A partire dal montaggio iniziale è subito chiaro che Il processo dei Chicago 7 è perfetto, Sorkin sembra più a suo agio in regia rispetto a Molly’s Game e sfoggia la sua nota abilità di far scorrere i dialoghi, ci presenta con un’economia di tempo invidiabile gli 8 imputati a tempo di musica. È già una versione resa affascinante e positiva dalla messa in scena di quello che erano e facevano. Indirizza subito la comprensione di cosa avviene e ribalta la logica: molti dei coinvolti non erano stinchi di santo ma anche quando insegnano come si fa una molotov appaiono come eroi. E il film non è nemmeno iniziato. Il resto sarà una costruzione meravigliosa sugli standard del cinema americano (personaggi come il loro avvocato, come il giudice o come quello in cui viene trasformato Rubin, sono parte della commedia americana da sempre) che parla ai convertiti dicendogli benissimo quel che adorano sentirsi dire per avere indietro il più facile degli applausi.

Già sceneggiatore di uno dei film di tribunale più noti dei nostri tempi (Codice D’Onore), Sorkin porta avanti quello schema e lo allarga. Riesce a dare ad ogni personaggio un momento chiave (e per farlo con così poco tempo per ognuno ci vuole davvero una capacità eccezionale di scrittura) e inserisce come specchio per le allodole del bianco nel nero e del nero nel bianco, della finta complessità. Un avvocato dell’accusa pieno di dubbi e un imputato inizialmente molto retto che si scopre più in difficoltà degli altri con i principi, dovrebbero far pensare che il film proponga una visione complessa delle cose. Ma non è così. Questa storia vera è raccontata come le storie inventate, con eroi e malvagi villain, scambiando il fatto che la visione del mondo di un film è sempre parziale (e per fortuna!) con il fatto che solo le favole hanno questo tipo di caratterizzazioni a tinte forti.

Certo, è evidente che tutto ciò non sia estraneo al cinema hollywoodiano, che ha una grandissima ed eccezionale tradizione di film manichei, unita ad una capacità imbattuta di fondere insieme la creazione di mondi di finzione in cui i personaggi sono archetipi narrativi con una efficace metafora della nostra vera realtà. Steven Spielberg è solo l’ultimo degli interpreti di questo cinema e quando le rotative del Washington Post in The Post fanno tremare un intero edificio mentre stampano “la verità”, si assiste ad un’idea scontata e retorica espressa però con un’immagine talmente eccezionale (e al culmine emotivo di un film perfetto che non confonde mai "chiaro" con "semplice") da venire sparata nell’empireo dei significati più complessi, capace di lavorare dentro ognuno a dirgli qualcosa di leggermente diverso a partire dalle sue convinzioni.

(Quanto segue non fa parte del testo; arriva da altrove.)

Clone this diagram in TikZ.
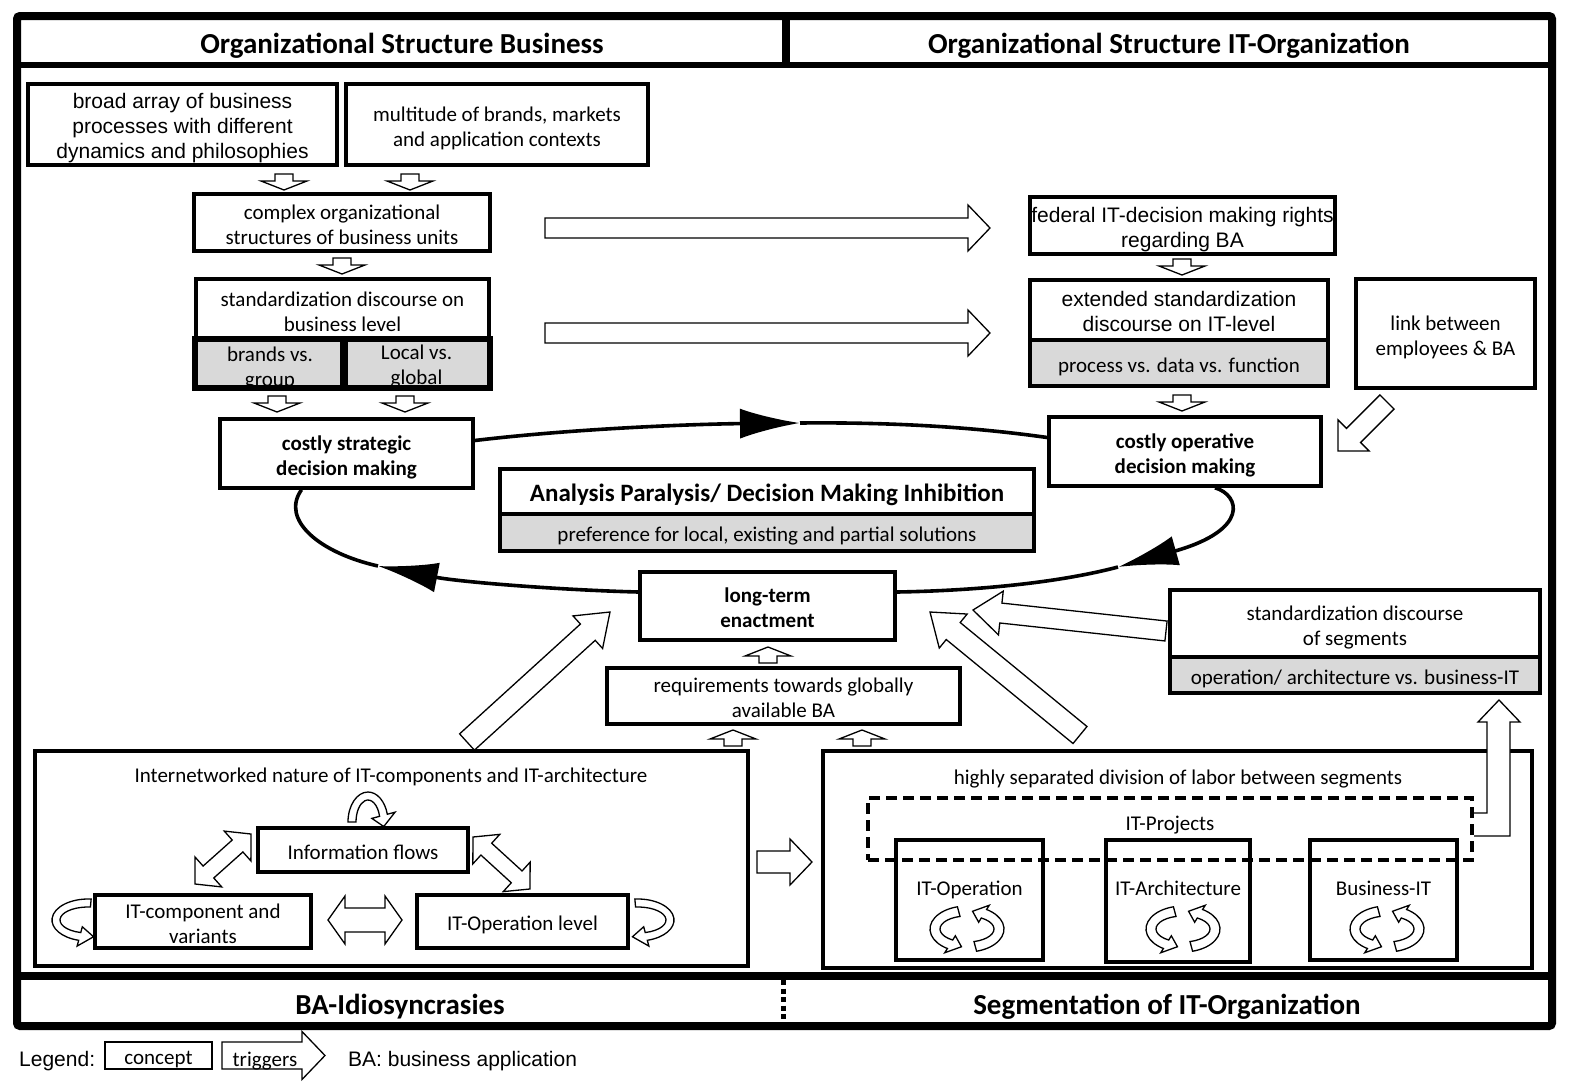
\documentclass[tikz,border=0pt]{standalone}
\usepackage{fontspec}
\setmainfont{Carlito}
\newfontfamily\arialf{Liberation Sans}
\usetikzlibrary{arrows.meta,decorations.markings,calc}
\definecolor{gbg}{RGB}{217,217,217}
\newcommand\fA{\fontsize{21}{25}\selectfont}
\newcommand\fH{\bfseries\fontsize{29}{32}\selectfont}
\newcommand\dn[1]{\raisebox{-4pt}[\height][\depth]{\begin{tabular}{@{}c@{}}#1\end{tabular}}}
\tikzset{
 bx/.style={draw, line width=3.6, fill=white, inner sep=0, align=center, font=\fA},
 gbx/.style={bx, fill=gbg},
 ttl/.style={inner sep=0, align=center, font=\fA},
 loopline/.style={line width=3.6},
 barrow/.style n args={3}{decoration={markings, mark=at position 0 with {\draw[line width=1.3pt, fill=white, line join=miter] (0pt,-#1) -- ({\pgfdecoratedpathlength-#3},-#1) -- ({\pgfdecoratedpathlength-#3},-#2) -- (\pgfdecoratedpathlength,0pt) -- ({\pgfdecoratedpathlength-#3},#2) -- ({\pgfdecoratedpathlength-#3},#1) -- (0pt,#1) -- cycle;}}, postaction={decorate}},
 dbarrow/.style n args={3}{decoration={markings, mark=at position 0 with {\draw[line width=1.3pt, fill=white, line join=miter] (0pt,0pt) -- (#3,#2) -- (#3,#1) -- ({\pgfdecoratedpathlength-#3},#1) -- ({\pgfdecoratedpathlength-#3},#2) -- (\pgfdecoratedpathlength,0pt) -- ({\pgfdecoratedpathlength-#3},-#2) -- ({\pgfdecoratedpathlength-#3},-#1) -- (#3,-#1) -- (#3,-#2) -- cycle;}}, postaction={decorate}},
}
% curved hollow arrow: cx, cy, rx, ry, half thickness, start angle, end angle, tip delta, head ext
\newcommand{\carr}[9]{%
 \begin{scope}[shift={(#1,#2)}]
 \draw[line width=1.3, fill=white]
   (#6:{#3+#5} and {#4+#5}) arc[start angle=#6, end angle=#7, x radius={#3+#5}, y radius={#4+#5}]
   -- (#7:{#3+#5+#9} and {#4+#5+#9})
   -- ({#7+#8}:#3 and #4)
   -- (#7:{#3-#5-#9} and {#4-#5-#9})
   -- (#7:{#3-#5} and {#4-#5})
   arc[start angle=#7, end angle=#6, x radius={#3-#5}, y radius={#4-#5}] -- cycle;
 \end{scope}}
\newcommand{\cyc}[2]{%
 \carr{#1}{#2}{32}{18}{5}{105}{238}{22}{5}
 \carr{#1}{#2}{32}{18}{5}{-75}{58}{22}{5}}
\begin{document}
\begin{tikzpicture}[x=1pt,y=1pt]
\useasboundingbox (0,0) rectangle (1569,-1084);
\fill[white] (0,0) rectangle (1569,-1084);
% frame
\draw[line width=8, rounded corners=3] (17,-16) rectangle (1552,-1026);
\draw[line width=6] (17,-65) -- (1552,-65);
\draw[line width=8] (786,-16) -- (786,-65);
\draw[line width=8] (17,-976) -- (1552,-976);
\draw[line width=5, dash pattern=on 5 off 3.5] (783,-980) -- (783,-1022);
\node[inner sep=0, font=\fH] (h1) at (402,-43) {\dn{Organizational Structure Business}};
\node[inner sep=0, font=\fH] (h2) at (1169,-43) {\dn{Organizational Structure IT-Organization}};
\node[inner sep=0, font=\fH] (h3) at (400,-1004) {\dn{BA-Idiosyncrasies}};
\node[inner sep=0, font=\fH] (h4) at (1167,-1004) {\dn{Segmentation of IT-Organization}};

% business side
\node[bx, font=\arialf\fA, minimum width=309, minimum height=81] (b1) at (182.5,-124.5) {\dn{broad array of business\\processes with different\\dynamics and philosophies}};
\node[bx, minimum width=302, minimum height=81] (b2) at (497,-124.5) {\dn{multitude of brands, markets\\and application contexts}};
\node[bx, minimum width=296, minimum height=57] (b3) at (342,-222.5) {\dn{complex organizational\\structures of business units}};
\node[bx, minimum width=293, minimum height=61] (b4) at (342.5,-309.5) {\dn{standardization discourse on\\business level}};
\node[gbx, minimum width=148, minimum height=47] (b4l) at (270,-363.5) {};
\node[gbx, minimum width=145, minimum height=47] (b4r) at (416.5,-363.5) {};
\begin{scope}
\clip (b4l.south west) rectangle (b4r.north east);
\node[ttl] (t4l) at (270,-369) {brands vs.\\group};
\node[ttl] (t4r) at (416.5,-367) {Local vs.\\global};
\end{scope}
\draw[line width=3.6] (b4l.south west) rectangle (b4l.north east);
\draw[line width=3.6] (b4r.south west) rectangle (b4r.north east);
\node[bx, font=\bfseries\fA, minimum width=253, minimum height=69] (b5) at (346.5,-453.5) {\dn{costly strategic\\decision making}};

% IT side
\node[bx, font=\arialf\fA, minimum width=305, minimum height=57] (b6) at (1182.5,-225.5) {\dn{federal IT-decision making rights\\regarding BA}};
\node[bx, font=\arialf\fA, minimum width=298, minimum height=60] (b7) at (1179,-310) {\dn{extended standardization\\discourse on IT-level}};
\node[gbx, minimum width=298, minimum height=46] (b7g) at (1179,-363) {\dn{process vs. data vs. function}};
\node[bx, minimum width=179, minimum height=109] (b8) at (1445.5,-333.5) {\dn{link between\\employees \& BA}};
\node[bx, font=\bfseries\fA, minimum width=272, minimum height=69] (b9) at (1185,-451.5) {\dn{costly operative\\decision making}};

% center
\node[bx, font=\bfseries\fontsize{25}{28}\selectfont, minimum width=534, minimum height=45] (b10) at (767,-491.5) {\dn{Analysis Paralysis/ Decision Making Inhibition}};
\node[gbx, minimum width=534, minimum height=37] (b10g) at (767,-532.5) {\dn{preference for local, existing and partial solutions}};
\node[bx, font=\bfseries\fA, minimum width=255, minimum height=68] (b11) at (767.5,-606) {\dn{long-term\\enactment}};
\node[bx, minimum width=353, minimum height=56] (b12) at (783.5,-696) {\dn{requirements towards globally\\available BA}};
\node[bx, minimum width=370, minimum height=67] (b13) at (1355,-623.5) {\dn{standardization discourse\\of segments}};
\node[gbx, minimum width=370, minimum height=36] (b13g) at (1355,-675) {\dn{operation/ architecture vs. business-IT}};

% loop
\draw[loopline, -{Latex[length=60pt,width=30pt]}] ([yshift=13]b5.east) .. controls (580,-428) and (700,-424) .. (800,-423);
\draw[loopline] (800,-423) .. controls (900,-422) and (980,-428) .. ([yshift=14]b9.west);
\draw[loopline, -{Latex[length=60pt,width=30pt]}] ([xshift=30]b9.south) .. controls (1240,-495) and (1250,-530) .. (1118,-567);
\draw[loopline] (1118,-567) .. controls (1050,-585) and (960,-591) .. ([yshift=14]b11.east);
\draw[loopline, -{Latex[length=60pt,width=30pt]}] ([yshift=14]b11.west) .. controls (560,-590) and (460,-582) .. (378,-566);
\draw[loopline] (378,-566) .. controls (320,-553) and (280,-520) .. ([xshift=-45]b5.south);

% bottom left box
\node[draw, line width=3.4, minimum width=713, minimum height=215] (L) at (391.5,-858.5) {};
\node[ttl] (Lt) at (391,-773) {\dn{Internetworked nature of IT-components and IT-architecture}};
\node[bx, minimum width=210, minimum height=44] (inf) at (363,-850) {\dn{Information flows}};
\node[bx, minimum width=216, minimum height=53] (itc) at (203,-921.5) {\dn{IT-component and\\variants}};
\node[bx, minimum width=211, minimum height=53] (ito) at (522.5,-921.5) {\dn{IT-Operation level}};
\carr{368}{-822}{16}{26}{4}{180}{15}{-25}{8}
\carr{88}{-920}{32}{17}{4}{85}{255}{25}{6}
\carr{638}{-920}{32}{17}{4}{95}{-75}{-25}{6}
\path[dbarrow={8pt}{20pt}{18pt}] (195,-884) -- (251,-834);
\path[dbarrow={8pt}{20pt}{18pt}] (473,-837) -- (530,-889);
\path[dbarrow={12pt}{24pt}{17pt}] (328,-920) -- (402,-920);

% bottom right box
\node[draw, line width=3.4, minimum width=709, minimum height=217] (R) at (1177.5,-859.5) {};
\node[ttl] (Rt) at (1178,-775) {\dn{highly separated division of labor between segments}};
\node[bx, minimum width=147, minimum height=120] (s1) at (969.5,-900) {};
\node[bx, minimum width=144, minimum height=122] (s2) at (1178,-901) {};
\node[bx, minimum width=147, minimum height=120] (s3) at (1383.5,-900) {};
\node[draw, line width=3.6, dash pattern=on 11 off 6, minimum width=604, minimum height=62] (D) at (1170,-829) {};
\node[ttl] (Dt) at (1170,-821) {\dn{IT-Projects}};
\node[ttl] (s1t) at (969.5,-886) {\dn{IT-Operation}};
\node[ttl] (s2t) at (1178,-886) {\dn{IT-Architecture}};
\node[ttl] (s3t) at (1383.5,-886) {\dn{Business-IT}};
\cyc{967}{-929}
\cyc{1183}{-929}
\cyc{1387}{-929}
\draw[line width=1.3, fill=white, line join=miter] (1474,-813) -- (1487,-813) -- (1487,-722) -- (1478,-722) -- (1499,-700) -- (1520,-722) -- (1510,-722) -- (1510,-836) -- (1474,-836);

% trigger arrows
\path[barrow={9pt}{23pt}{9pt}] (284,-174) -- (284,-190);
\path[barrow={9pt}{23pt}{9pt}] (410,-174) -- (410,-190);
\path[barrow={9pt}{23pt}{9pt}] (342,-258) -- (342,-274);
\path[barrow={9pt}{23pt}{9pt}] (277,-396) -- (277,-412);
\path[barrow={9pt}{23pt}{9pt}] (405,-396) -- (405,-412);
\path[barrow={9pt}{23pt}{9pt}] (1182,-259) -- (1182,-275);
\path[barrow={9pt}{23pt}{9pt}] (1182,-395) -- (1182,-411);
\path[barrow={9pt}{23pt}{9pt}] (768,-663) -- (768,-647);
\path[barrow={9pt}{23pt}{9pt}] (733,-746) -- (733,-730);
\path[barrow={9pt}{23pt}{9pt}] (862,-746) -- (862,-730);
\path[barrow={10pt}{23pt}{22pt}] (545,-228) -- (990,-228);
\path[barrow={10pt}{23pt}{22pt}] (545,-333) -- (990,-333);
\path[barrow={10pt}{22pt}{22pt}] (1387,-402) -- (1338,-451);
\path[barrow={10pt}{22pt}{28pt}] (1166,-631) -- (973,-610);
\path[barrow={11pt}{22pt}{30pt}] (467,-742) -- (610,-612);
\path[barrow={11pt}{22pt}{30pt}] (1080,-735) -- (930,-612);
\path[barrow={11pt}{23pt}{22pt}] (757,-862) -- (812,-862);

% legend
\node[inner sep=0, anchor=west, font=\arialf\fA] (lg) at (19,-1057) {\dn{Legend:}};
\node[draw, line width=1.3, minimum width=107, minimum height=27, inner sep=0, font=\fA] (lc) at (158.5,-1055.5) {\dn{concept}};
\path[barrow={13.5pt}{24pt}{23pt}] (222,-1055.5) -- (325,-1055.5);
\node[ttl] (lt) at (265,-1057) {\dn{triggers}};
\node[inner sep=0, anchor=west, font=\arialf\fA] (lb) at (348,-1057) {\dn{BA: business application}};
\end{tikzpicture}
\end{document}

Il processo dei Chicago 7 non è questo, è la storia masticata, digerita e risputata (seppure con una maestria e grazia rare) per renderla più facile da comprendere. Solo che nel processo si sono perse idee e concetti importanti, figure storiche sono passate da controverse a eroiche e un sistema che non ha funzionato per problemi endemici è un singolo atto criminale di un numero ristretto di persone. Come si può davvero accettare di essere imboccati con scene come quella finale, in cui i cattivi urlano perché sono sconfitti e i buoni stanno a testa alta?